Earlier, Clinton had opened the talks with an appeal for the two leaders to overcome a long history of failed attempts to resolve the conflict and make the difficult compromises needed for peace.

"I know the decision to sit at this table was not easy," said Clinton, who with Mitchell has been working to relaunch talks stalled for 20 months. "We understand the suspicion and skepticism that so many feel borne out of years of conflict and frustrated hopes."

"But, by being here today, you each have taken an important step toward freeing your peoples from the shackles of a history we cannot change and moving toward a future of peace and dignity that only you can create," she said.

Flanked by Abbas and Netanyahu at the head of a U-shaped table in the State Department's ornate Benjamin Franklin room, Clinton said the Obama administration was committed to a settlement.
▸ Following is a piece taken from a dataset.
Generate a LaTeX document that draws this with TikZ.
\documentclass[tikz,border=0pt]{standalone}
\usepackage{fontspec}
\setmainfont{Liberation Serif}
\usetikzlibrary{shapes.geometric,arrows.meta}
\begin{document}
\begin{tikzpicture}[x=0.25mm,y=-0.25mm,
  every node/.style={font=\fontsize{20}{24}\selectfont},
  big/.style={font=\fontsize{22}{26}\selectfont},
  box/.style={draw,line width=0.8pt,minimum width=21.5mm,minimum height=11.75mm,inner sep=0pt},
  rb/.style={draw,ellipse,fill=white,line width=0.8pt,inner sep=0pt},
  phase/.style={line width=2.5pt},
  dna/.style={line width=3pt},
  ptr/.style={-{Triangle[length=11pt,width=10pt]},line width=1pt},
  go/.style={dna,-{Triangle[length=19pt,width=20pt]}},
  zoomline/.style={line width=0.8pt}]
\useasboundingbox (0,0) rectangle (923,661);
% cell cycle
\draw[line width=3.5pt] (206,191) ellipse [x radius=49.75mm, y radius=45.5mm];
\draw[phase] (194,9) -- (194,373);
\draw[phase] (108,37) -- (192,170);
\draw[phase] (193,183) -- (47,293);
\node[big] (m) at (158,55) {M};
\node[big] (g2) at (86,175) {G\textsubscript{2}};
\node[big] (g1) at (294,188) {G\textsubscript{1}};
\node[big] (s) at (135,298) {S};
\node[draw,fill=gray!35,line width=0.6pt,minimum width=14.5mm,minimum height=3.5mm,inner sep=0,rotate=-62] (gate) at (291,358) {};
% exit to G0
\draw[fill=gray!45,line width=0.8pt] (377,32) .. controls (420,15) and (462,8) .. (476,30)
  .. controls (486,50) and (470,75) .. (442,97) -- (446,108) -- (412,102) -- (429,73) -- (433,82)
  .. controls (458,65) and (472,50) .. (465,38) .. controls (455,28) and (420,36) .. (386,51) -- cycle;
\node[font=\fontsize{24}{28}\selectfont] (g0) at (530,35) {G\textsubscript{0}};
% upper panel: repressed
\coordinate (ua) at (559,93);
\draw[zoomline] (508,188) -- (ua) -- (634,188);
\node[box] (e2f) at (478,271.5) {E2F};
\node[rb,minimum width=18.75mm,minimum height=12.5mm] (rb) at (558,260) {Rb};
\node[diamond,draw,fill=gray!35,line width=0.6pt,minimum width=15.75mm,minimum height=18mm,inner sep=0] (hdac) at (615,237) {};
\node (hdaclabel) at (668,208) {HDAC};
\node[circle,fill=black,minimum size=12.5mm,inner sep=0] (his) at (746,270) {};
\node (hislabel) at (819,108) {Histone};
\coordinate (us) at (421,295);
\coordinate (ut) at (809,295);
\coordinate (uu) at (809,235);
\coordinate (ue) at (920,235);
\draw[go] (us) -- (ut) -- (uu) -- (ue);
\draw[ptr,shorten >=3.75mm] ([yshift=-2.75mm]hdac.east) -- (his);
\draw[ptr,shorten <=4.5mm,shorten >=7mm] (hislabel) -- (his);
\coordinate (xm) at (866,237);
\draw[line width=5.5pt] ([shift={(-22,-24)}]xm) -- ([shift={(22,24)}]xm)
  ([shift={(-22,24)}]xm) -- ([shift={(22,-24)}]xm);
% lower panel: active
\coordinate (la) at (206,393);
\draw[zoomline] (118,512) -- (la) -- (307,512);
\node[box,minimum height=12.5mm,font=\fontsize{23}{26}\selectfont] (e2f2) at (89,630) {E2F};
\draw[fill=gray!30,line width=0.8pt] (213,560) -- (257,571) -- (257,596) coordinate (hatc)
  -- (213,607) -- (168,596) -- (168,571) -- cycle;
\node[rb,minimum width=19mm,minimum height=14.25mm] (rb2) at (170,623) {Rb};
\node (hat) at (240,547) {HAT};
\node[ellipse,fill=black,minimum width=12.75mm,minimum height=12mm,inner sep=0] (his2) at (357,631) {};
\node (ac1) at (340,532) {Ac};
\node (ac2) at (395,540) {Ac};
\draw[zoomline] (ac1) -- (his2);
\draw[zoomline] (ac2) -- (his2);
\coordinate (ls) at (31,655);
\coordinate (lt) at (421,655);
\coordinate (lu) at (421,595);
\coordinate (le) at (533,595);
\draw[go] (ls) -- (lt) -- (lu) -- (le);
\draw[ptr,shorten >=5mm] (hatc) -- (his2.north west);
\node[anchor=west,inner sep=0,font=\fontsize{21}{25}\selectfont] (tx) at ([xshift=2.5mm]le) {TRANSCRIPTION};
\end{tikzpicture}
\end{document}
She stressed, though, that the heavy lifting must be done by Netanyahu and Abbas with support from the international community, particularly the Arab and Israeli publics.

"We will be an active and sustained partner," she said. "But we cannot and we will not impose a solution. Only you can make the decisions necessary to reach an agreement and secure a peaceful future for the Israeli and Palestinian people."

Netanyahu and Abbas vowed to work together but each outlined concessions required from the other.

"I see in you a partner for peace," Netanyahu told Abbas. "Together we can lead our people to a historic future that can put an end to claims and to conflict. Now this will not be easy. A true peace, a lasting peace would be achieved only with mutual and painful concessions from both sides."

Abbas called on Israel to end Jewish settlements in the West Bank and other areas that the Palestinians want to be part off their own state. Netanyahu insisted that any agreement must assure Israel's security as a Jewish state.

"We do know how hard are the hurdles and obstacles we face during these negotiations — negotiations that within a year should result in an agreement that will bring peace," Abbas said.

Thursday's negotiations are the first since the last effort broke down in December 2008. A spate of violence this week in the West Bank and concerns about Israeli settlement activity have cast low expectations.

Underscoring the talks' fragility, gunmen from the militant Palestinian Hamas movement killed four Israeli residents of a West Bank settlement on Tuesday. And, on Wednesday, hours before the leaders ate dinner at the White House, Hamas gunmen wounded two Israelis as they drove in their car in another part of the West Bank.

Hamas rejected the talks and stepped up its rhetoric as the ceremony in Washington began.

"These talks are not legitimate because the Palestinian people did not give any mandate to Mahmoud Abbas and his team to negotiate on behalf of our people," said Sami Abu Zuhri, a Hamas spokesman. "Therefore, any result and outcome of these talks does not commit us and does not commit our people, it only commits Abbas himself."

Further complicating the situation is the fact that the talks will face their first test within weeks, at the end of September, when the Israeli government's declared slowdown in settlement construction is slated to end.

Palestinians have said that a renewal of settlement construction will torpedo the talks. The Israeli government is divided over the future of the slowdown, and a decision to extend it could split Netanyahu's hawkish coalition. Netanyahu has given no indication so far that it will continue beyond the deadline.